I got one orange square and one patterned square and placed them wrong sides together and stiched a line diagonally across from one corner to the opposite, then without cutting the thread did the next one and so on making a chain of them as in the next photo.

 When I had finsihed sewing all of the patterned squares to their paired backing fabric I started doing the denim ones the same as in this photo.
 When they were all sewn across I cut the strings attaching them and made two piles, one with the demin and one with the patterned.
Then I got one denim and one patterned and put them together so that the backing fabrics were together with the denim on the top and the patterned on the bottom and matched the direction of the sewn line and then sewed a half inch seam across the edge.  I fed quite a few through one after the other to save time and cotton but didnt do them all as I was having odd numbers of squares in each row so would not need pairs throughout.  This photo shows some of them sewn together with the denim side up.
The next photo shows what it looks like if I flip it over.  The two pieces of backing fabric are sandwiched in between.
I then cut the strings attaching them to each other, opened them out and sewed them into fours.
Then I joined these together and so on until they had enough squares to go across the length of the quilt.  In my case I wanted 19 squares so I had to add one odd one on to the end of each row.  I alternated making one row start and finish with a denim square, then the next row to start and finish with a patterned square.
As you can see, the seams are all on the top, the reverse of the strip looks like this.
Then I sewed the rows together making sure I kept them going in order of one denim at the top and one patterned at the top.  I placed the backing fabric together and sewed along the top side of the quilt.  I hadnt bothered pressing the seams at all so the fabrics were tending to go so that the denim squares were full and the seams were folded over the patterned squares as if I had pressed them this way.  When I sewed I tried to make sure that the squares matched up as I was sewing and also tried to keep the crossways seams flattened as they wanted to lay towards the denim.
It was hard to make the underneath lay flat, I kept having to lift it up each square and make sure it was laying flat but it worked out ok in the end.  I kept sewing adding on row after row until I had finished them all.

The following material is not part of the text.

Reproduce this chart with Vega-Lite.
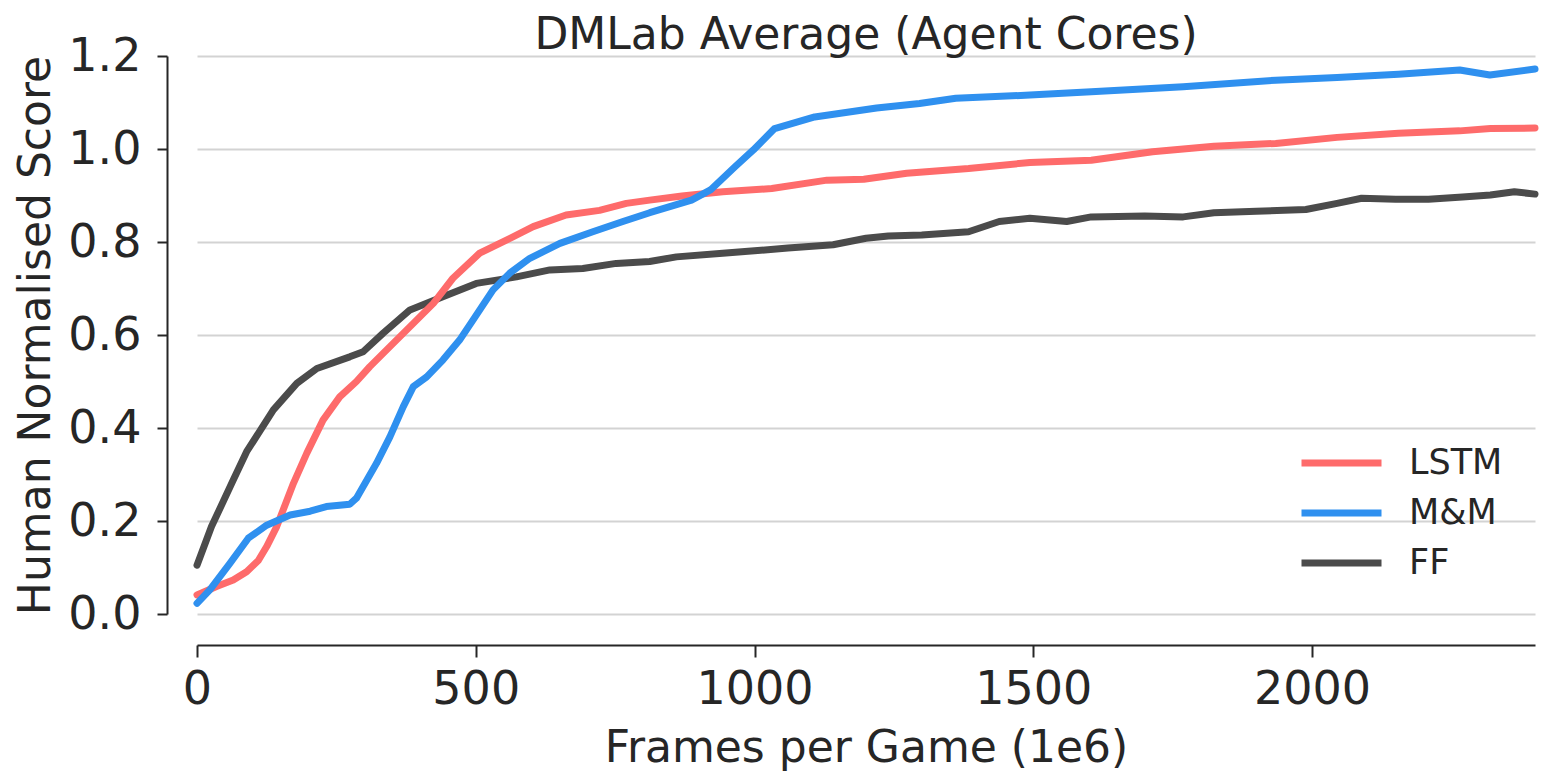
{
  "$schema": "https://vega.github.io/schema/vega-lite/v6.json",
  "width": 1338,
  "height": 558,
  "autosize": {"type": "none"},
  "padding": {"left": 197, "top": 56, "right": 15, "bottom": 169},
  "background": "white",
  "title": {
    "text": "DMLab Average (Agent Cores)",
    "fontSize": 44,
    "fontWeight": "normal",
    "color": "#262626",
    "anchor": "middle",
    "frame": "group",
    "baseline": "alphabetic",
    "offset": 6,
    "dy": 66
  },
  "datasets": {
    "curves": [
      {"frames": 0, "score": 0.105, "agent": "FF"},
      {"frames": 26, "score": 0.188, "agent": "FF"},
      {"frames": 65, "score": 0.288, "agent": "FF"},
      {"frames": 89, "score": 0.349, "agent": "FF"},
      {"frames": 137, "score": 0.439, "agent": "FF"},
      {"frames": 179, "score": 0.496, "agent": "FF"},
      {"frames": 215, "score": 0.528, "agent": "FF"},
      {"frames": 274, "score": 0.553, "agent": "FF"},
      {"frames": 298, "score": 0.564, "agent": "FF"},
      {"frames": 334, "score": 0.604, "agent": "FF"},
      {"frames": 382, "score": 0.654, "agent": "FF"},
      {"frames": 441, "score": 0.682, "agent": "FF"},
      {"frames": 501, "score": 0.711, "agent": "FF"},
      {"frames": 573, "score": 0.725, "agent": "FF"},
      {"frames": 633, "score": 0.740, "agent": "FF"},
      {"frames": 692, "score": 0.743, "agent": "FF"},
      {"frames": 752, "score": 0.754, "agent": "FF"},
      {"frames": 812, "score": 0.758, "agent": "FF"},
      {"frames": 860, "score": 0.768, "agent": "FF"},
      {"frames": 943, "score": 0.776, "agent": "FF"},
      {"frames": 1000, "score": 0.781, "agent": "FF"},
      {"frames": 1060, "score": 0.787, "agent": "FF"},
      {"frames": 1141, "score": 0.794, "agent": "FF"},
      {"frames": 1200, "score": 0.808, "agent": "FF"},
      {"frames": 1240, "score": 0.813, "agent": "FF"},
      {"frames": 1300, "score": 0.815, "agent": "FF"},
      {"frames": 1384, "score": 0.822, "agent": "FF"},
      {"frames": 1439, "score": 0.844, "agent": "FF"},
      {"frames": 1494, "score": 0.851, "agent": "FF"},
      {"frames": 1560, "score": 0.844, "agent": "FF"},
      {"frames": 1604, "score": 0.854, "agent": "FF"},
      {"frames": 1700, "score": 0.856, "agent": "FF"},
      {"frames": 1769, "score": 0.854, "agent": "FF"},
      {"frames": 1824, "score": 0.863, "agent": "FF"},
      {"frames": 1900, "score": 0.866, "agent": "FF"},
      {"frames": 1989, "score": 0.870, "agent": "FF"},
      {"frames": 2045, "score": 0.883, "agent": "FF"},
      {"frames": 2089, "score": 0.894, "agent": "FF"},
      {"frames": 2150, "score": 0.892, "agent": "FF"},
      {"frames": 2209, "score": 0.892, "agent": "FF"},
      {"frames": 2270, "score": 0.897, "agent": "FF"},
      {"frames": 2320, "score": 0.901, "agent": "FF"},
      {"frames": 2363, "score": 0.908, "agent": "FF"},
      {"frames": 2400, "score": 0.903, "agent": "FF"},

      {"frames": 0, "score": 0.041, "agent": "LSTM"},
      {"frames": 35, "score": 0.059, "agent": "LSTM"},
      {"frames": 65, "score": 0.073, "agent": "LSTM"},
      {"frames": 89, "score": 0.091, "agent": "LSTM"},
      {"frames": 110, "score": 0.115, "agent": "LSTM"},
      {"frames": 125, "score": 0.145, "agent": "LSTM"},
      {"frames": 143, "score": 0.188, "agent": "LSTM"},
      {"frames": 173, "score": 0.281, "agent": "LSTM"},
      {"frames": 197, "score": 0.346, "agent": "LSTM"},
      {"frames": 226, "score": 0.417, "agent": "LSTM"},
      {"frames": 256, "score": 0.467, "agent": "LSTM"},
      {"frames": 286, "score": 0.500, "agent": "LSTM"},
      {"frames": 310, "score": 0.532, "agent": "LSTM"},
      {"frames": 346, "score": 0.575, "agent": "LSTM"},
      {"frames": 388, "score": 0.625, "agent": "LSTM"},
      {"frames": 424, "score": 0.668, "agent": "LSTM"},
      {"frames": 459, "score": 0.722, "agent": "LSTM"},
      {"frames": 507, "score": 0.776, "agent": "LSTM"},
      {"frames": 555, "score": 0.804, "agent": "LSTM"},
      {"frames": 603, "score": 0.833, "agent": "LSTM"},
      {"frames": 662, "score": 0.858, "agent": "LSTM"},
      {"frames": 722, "score": 0.868, "agent": "LSTM"},
      {"frames": 770, "score": 0.883, "agent": "LSTM"},
      {"frames": 812, "score": 0.890, "agent": "LSTM"},
      {"frames": 870, "score": 0.899, "agent": "LSTM"},
      {"frames": 943, "score": 0.908, "agent": "LSTM"},
      {"frames": 1031, "score": 0.915, "agent": "LSTM"},
      {"frames": 1130, "score": 0.933, "agent": "LSTM"},
      {"frames": 1196, "score": 0.935, "agent": "LSTM"},
      {"frames": 1273, "score": 0.948, "agent": "LSTM"},
      {"frames": 1384, "score": 0.958, "agent": "LSTM"},
      {"frames": 1494, "score": 0.971, "agent": "LSTM"},
      {"frames": 1604, "score": 0.976, "agent": "LSTM"},
      {"frames": 1714, "score": 0.994, "agent": "LSTM"},
      {"frames": 1824, "score": 1.006, "agent": "LSTM"},
      {"frames": 1935, "score": 1.012, "agent": "LSTM"},
      {"frames": 2045, "score": 1.025, "agent": "LSTM"},
      {"frames": 2155, "score": 1.034, "agent": "LSTM"},
      {"frames": 2265, "score": 1.039, "agent": "LSTM"},
      {"frames": 2320, "score": 1.044, "agent": "LSTM"},
      {"frames": 2400, "score": 1.045, "agent": "LSTM"},

      {"frames": 0, "score": 0.023, "agent": "M&M"},
      {"frames": 23, "score": 0.052, "agent": "M&M"},
      {"frames": 59, "score": 0.109, "agent": "M&M"},
      {"frames": 92, "score": 0.163, "agent": "M&M"},
      {"frames": 125, "score": 0.191, "agent": "M&M"},
      {"frames": 167, "score": 0.213, "agent": "M&M"},
      {"frames": 203, "score": 0.221, "agent": "M&M"},
      {"frames": 232, "score": 0.231, "agent": "M&M"},
      {"frames": 274, "score": 0.236, "agent": "M&M"},
      {"frames": 286, "score": 0.249, "agent": "M&M"},
      {"frames": 322, "score": 0.324, "agent": "M&M"},
      {"frames": 346, "score": 0.381, "agent": "M&M"},
      {"frames": 370, "score": 0.446, "agent": "M&M"},
      {"frames": 388, "score": 0.489, "agent": "M&M"},
      {"frames": 412, "score": 0.510, "agent": "M&M"},
      {"frames": 441, "score": 0.546, "agent": "M&M"},
      {"frames": 471, "score": 0.589, "agent": "M&M"},
      {"frames": 495, "score": 0.632, "agent": "M&M"},
      {"frames": 531, "score": 0.697, "agent": "M&M"},
      {"frames": 561, "score": 0.733, "agent": "M&M"},
      {"frames": 597, "score": 0.765, "agent": "M&M"},
      {"frames": 651, "score": 0.797, "agent": "M&M"},
      {"frames": 710, "score": 0.822, "agent": "M&M"},
      {"frames": 764, "score": 0.844, "agent": "M&M"},
      {"frames": 812, "score": 0.863, "agent": "M&M"},
      {"frames": 887, "score": 0.890, "agent": "M&M"},
      {"frames": 921, "score": 0.912, "agent": "M&M"},
      {"frames": 965, "score": 0.962, "agent": "M&M"},
      {"frames": 998, "score": 0.998, "agent": "M&M"},
      {"frames": 1036, "score": 1.044, "agent": "M&M"},
      {"frames": 1108, "score": 1.069, "agent": "M&M"},
      {"frames": 1219, "score": 1.088, "agent": "M&M"},
      {"frames": 1296, "score": 1.098, "agent": "M&M"},
      {"frames": 1361, "score": 1.109, "agent": "M&M"},
      {"frames": 1494, "score": 1.116, "agent": "M&M"},
      {"frames": 1604, "score": 1.123, "agent": "M&M"},
      {"frames": 1769, "score": 1.134, "agent": "M&M"},
      {"frames": 1935, "score": 1.148, "agent": "M&M"},
      {"frames": 2045, "score": 1.154, "agent": "M&M"},
      {"frames": 2155, "score": 1.161, "agent": "M&M"},
      {"frames": 2265, "score": 1.170, "agent": "M&M"},
      {"frames": 2319, "score": 1.159, "agent": "M&M"},
      {"frames": 2400, "score": 1.172, "agent": "M&M"}
    ],
    "human": [{"level": 1.0}]
  },
  "layer": [
    {
      "data": {"name": "human"},
      "mark": {"type": "rule", "color": "black", "strokeWidth": 2.2, "strokeDash": [8, 6]},
      "encoding": {
        "y": {"field": "level", "type": "quantitative"}
      }
    },
    {
      "data": {"name": "curves"},
      "mark": {"type": "line", "strokeWidth": 7, "strokeJoin": "round", "strokeCap": "round"},
      "encoding": {
        "x": {"field": "frames", "type": "quantitative"},
        "y": {"field": "score", "type": "quantitative"},
        "color": {
          "field": "agent",
          "type": "nominal",
          "scale": {"domain": ["LSTM", "M&M", "FF"], "range": ["#fe6b6b", "#2f90ef", "#4b4b4b"]},
          "legend": {
            "title": null,
            "orient": "none",
            "legendX": 1101,
            "legendY": 382,
            "symbolType": "stroke",
            "symbolSize": 6400,
            "symbolStrokeWidth": 7,
            "labelFontSize": 35,
            "labelColor": "#262626",
            "labelOffset": 24,
            "clipHeight": 50,
            "rowPadding": 0
          }
        }
      }
    }
  ],
  "resolve": {"scale": {"x": "shared", "y": "shared"}},
  "encoding": {
    "x": {
      "field": "frames",
      "type": "quantitative",
      "title": "Frames per Game (1e6)",
      "scale": {"domain": [0, 2400], "nice": false, "zero": false},
      "axis": {
        "values": [0, 500, 1000, 1500, 2000],
        "format": "d",
        "labelFlush": false,
        "grid": false,
        "offset": 31,
        "tickSize": 12,
        "labelPadding": 10,
        "titlePadding": 14
      }
    },
    "y": {
      "field": "score",
      "type": "quantitative",
      "title": "Human Normalised Score",
      "scale": {"domain": [0, 1.2], "nice": false},
      "axis": {
        "values": [0, 0.2, 0.4, 0.6, 0.8, 1.0, 1.2],
        "format": ".1f",
        "labelFlush": false,
        "grid": true,
        "offset": 30,
        "tickSize": 10,
        "labelPadding": 16,
        "titlePadding": 9
      }
    }
  },
  "config": {
    "font": "DejaVu Sans",
    "view": {"stroke": null},
    "axis": {
      "domainColor": "#262626",
      "domainWidth": 2,
      "tickColor": "#262626",
      "tickWidth": 2,
      "gridColor": "#d3d3d3",
      "gridWidth": 2,
      "labelFontSize": 46,
      "labelColor": "#262626",
      "titleFontSize": 44,
      "titleFontWeight": "normal",
      "titleColor": "#262626"
    }
  }
}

Once all the rows were stitched together I just had to put the binding around the edging.  I didn't photo this as got carried away with it all but it was the same way as binding any quilt.

To make the fringe, when the quilt was finished I went round every square and cut a fringe alog the raw edge of each seam.  The bits that were sewn down in the corners I cut using a small craft knife as my scissors did not have a sharp point on but for the rest of the cutting I did it with a normal pair of scissors.  If you fold the quilt so the raw edge is at the front it is easy to cut through the layers as long as your scissors are sharp enough, just make sure you don't cut through the line of stitching.  I cut about every half inch along the line.

After I had finished cutting I took it in the garden and gave it a good shake to try to get rid of some of the bits and then put it in the washing machine and did it on a normal wash cycle.  It came out looking nice although I had to run it through the machine again as the backing fabric was covered in bits like if you leave a tissue in a pocket.  The big problem was that it blocked up my washing machine and although I cleaned out the filter it still sounds a bit cronky so I wouldn't recommend doing it this way but have not thought of a different way to do it instead.


  1. That is lovely!

    As for the "ragging" - take it to the launderette (bit naughty I know) or could you seal it inside a duvet cover or something to stop the fluff going into the machine???

  2. Love the denim quilt :) and your daughter is lucky to have a clever mum :) my daughter has me making a bag for her now lol.